What is the Cold Cranking Amps (CCA) of the battery compare to the specs of the car?


----------



## ian

don't know but I will have it checked when I take it in for the oil change next week.


----------



## agent99

ian said:


> I take it out of the car in the winter months since it is a summer only car.


It doesn't do any harm to take battery out, but it is not really necessary. 

If you charge the battery fully and disconnect the ground terminal, it will weather the winter fine. I do that with two old cars. Another that is a pain to reset the radio on, I have a Ctek type smart trickle charger. On my boat (now sold), stored outdoors, I had multiple battery banks. Heavy work to remove! Just left them in disconnected. Never a problem. 10-15 years.


----------



## lonewolf :)

scorpion_ca said:


> If you use very old battery on your car, you may destroy the alternator. This is happened to me last year. My Honda Civic car battery was around 9 years old and it died when the temperature was -37 outside. I had to change the alternator too.
> 
> What is the Cold Cranking Amps (CCA) of the battery compare to the specs of the car?

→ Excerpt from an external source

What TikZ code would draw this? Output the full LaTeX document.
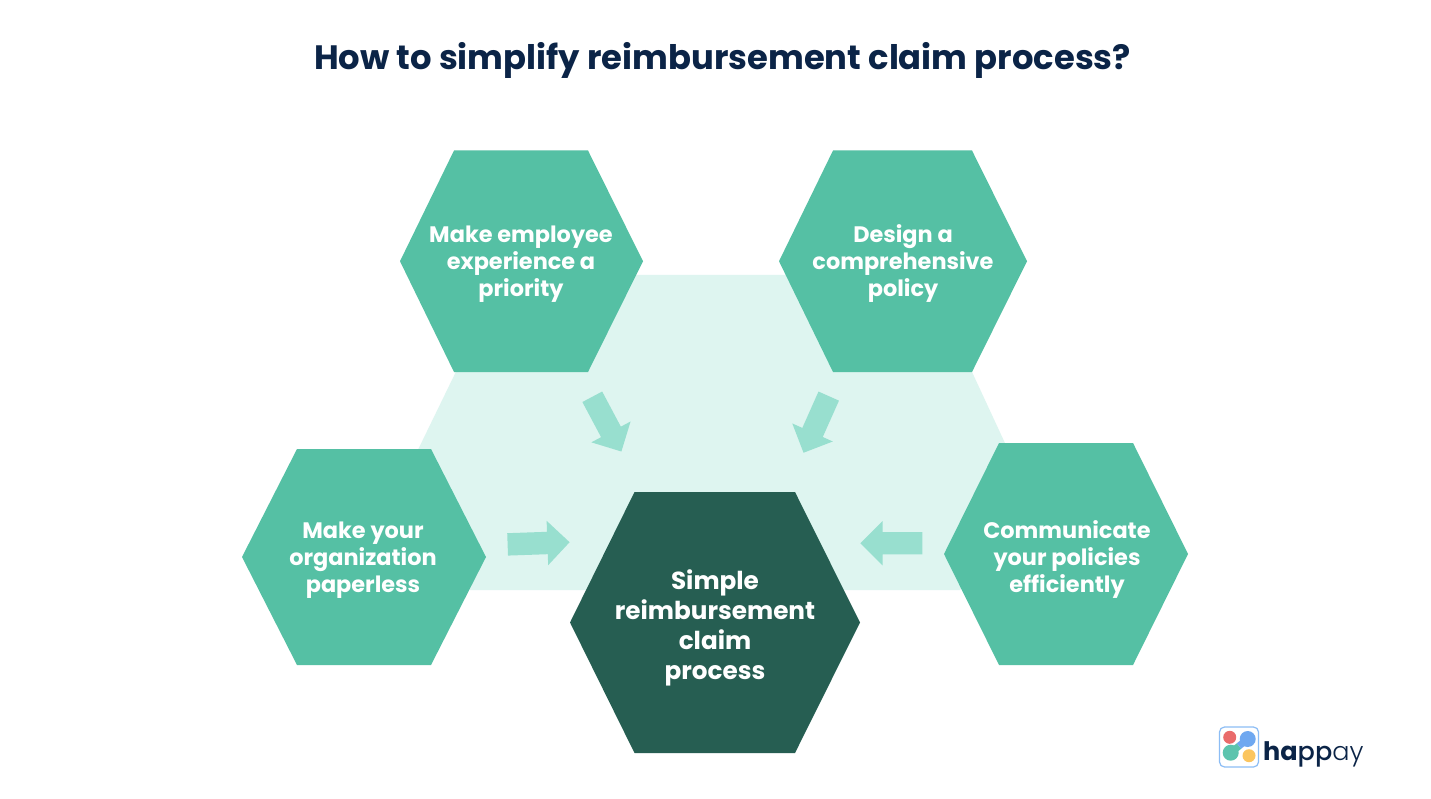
\documentclass[tikz,border=0pt]{standalone}
\usepackage{fontspec}
\usepackage{xcolor}
\setmainfont{Poppins}
\newfontfamily\logolight{Poppins Light}
\newfontfamily\logomedium{Poppins Medium}
\usetikzlibrary{shapes.arrows}
\definecolor{hexgreen}{HTML}{55C0A4}
\definecolor{hexdark}{HTML}{265E52}
\definecolor{hexpale}{HTML}{DEF5F0}
\definecolor{arrowgreen}{HTML}{98DFCF}
\definecolor{titlenavy}{HTML}{0B2447}
\definecolor{logored}{HTML}{E96B6B}
\definecolor{logoblue}{HTML}{6FA8F0}
\definecolor{logogreen}{HTML}{5CC4AE}
\definecolor{logoyellow}{HTML}{FBC55F}
\definecolor{logoframe}{HTML}{8CBDF5}
% one six-sided block: x left, x in left, x in right, x right, y top, y bottom
\newcommand*{\hexblock}[7]{\fill[#1] (#2,{(#6+#7)/2}) -- (#3,#6) -- (#4,#6) -- (#5,{(#6+#7)/2}) -- (#4,#7) -- (#3,#7) -- cycle;}
\begin{document}
\begin{tikzpicture}[x=1pt,y=-1pt,
	label/.style={font=\bfseries\fontsize{22.4}{27}\selectfont,text=white,align=center,inner sep=0pt},
	biglabel/.style={font=\bfseries\fontsize{24.7}{30}\selectfont,text=white,align=center,inner sep=0pt},
	blockarrow/.style={single arrow,fill=arrowgreen,inner xsep=0pt,inner ysep=11pt,minimum height=62pt,single arrow head extend=11pt,single arrow tip angle=90}]
	\useasboundingbox (0,0) rectangle (1431,799);
	\fill[white] (0,0) rectangle (1431,799);
	\node[font=\bfseries\fontsize{33.8}{40}\selectfont,text=titlenavy,inner sep=0pt] (title) at (722.5,60) {How to simplify reimbursement claim process?};
	% pale backdrop
	\fill[hexpale] (503,275) -- (927,275) -- (1030,497) -- (960,590) -- (470,590) -- (395,497) -- cycle;
	% outer blocks
	\hexblock{hexgreen}{400}{454}{588}{643}{150.5}{372}
	\hexblock{hexgreen}{779}{833}{972}{1027}{150.5}{372}
	\hexblock{hexgreen}{242}{297}{431}{486}{449}{665}
	\hexblock{hexgreen}{944}{999}{1133}{1188}{443}{665}
	\hexblock{hexdark}{570}{634.5}{795}{860}{492}{753}
	\node[label] (employee) at (521,264) {Make employee\\experience a\\priority};
	\node[label] (policy) at (903,264) {Design a\\comprehensive\\policy};
	\node[label] (paperless) at (363,560) {Make your\\organization\\paperless};
	\node[label] (communicate) at (1067,559.5) {Communicate\\your policies\\efficiently};
	\node[biglabel] (simple) at (715,627.5) {Simple\\reimbursement\\claim\\process};
	% arrows towards the middle
	\node[blockarrow,rotate=-62] (arrowone) at (604.2,419.2) {};
	\node[blockarrow,rotate=-114] (arrowtwo) at (818.4,419.3) {};
	\node[blockarrow,rotate=2] (arrowthree) at (533,543.5) {};
	\node[blockarrow,rotate=180] (arrowfour) at (897,543.2) {};
	% logo
	\draw[draw=logoframe,line width=1.2pt,fill=white,rounded corners=5pt] (1219.5,727) rectangle (1258.5,767);
	\fill[logogreen] (1230.7,752.7) circle[radius=8];
	\fill[logoblue] (1247.7,739) circle[radius=8];
	\draw[line width=7pt,logogreen] (1230.7,752.7) -- (1239,746);
	\draw[line width=7pt,logoblue] (1239,746) -- (1247.7,739);
	\fill[logored] (1229.7,737.3) circle[radius=6.5];
	\fill[logoyellow] (1249,755.7) circle[radius=6.5];
	\node[anchor=base west,inner sep=0pt,text=titlenavy,font=\fontsize{25.5}{30}\selectfont] (logo) at (1263,760) {\textbf{ha}{\logomedium pp}{\logolight ay}};
\end{tikzpicture}
\end{document}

 The more electrical gadgets you have on your car the faster your alternator wears out. Power seats, heated seats, power windows etc put more strain on an alternator. A plain Jane car the alternator will last longer. Temp above 80 F puts more strain on the alternator


----------



## agent99

lonewolf :) said:


> The more electrical gadgets you have on your car the faster your alternator wears out. Power seats, heated seats, power windows etc put more strain on an alternator. A plain Jane car the alternator will last longer. Temp above 80 F puts more strain on the alternator


I am just in the process of installing a new alternator in my 85 diesel. It was still working fine, but a mounting bolt came out, belt came off and the alternator casing was damaged. But otherwise still working fine after 33 years & 450k km. 
On another 46 yr & 260k km car , original alternator still good. 
Other 20 yr 260k km car both alt & starter still good and it has all kind of electrical stuff. Battery does need to be up to snuff and has been changed more often than on the older simpler cars. 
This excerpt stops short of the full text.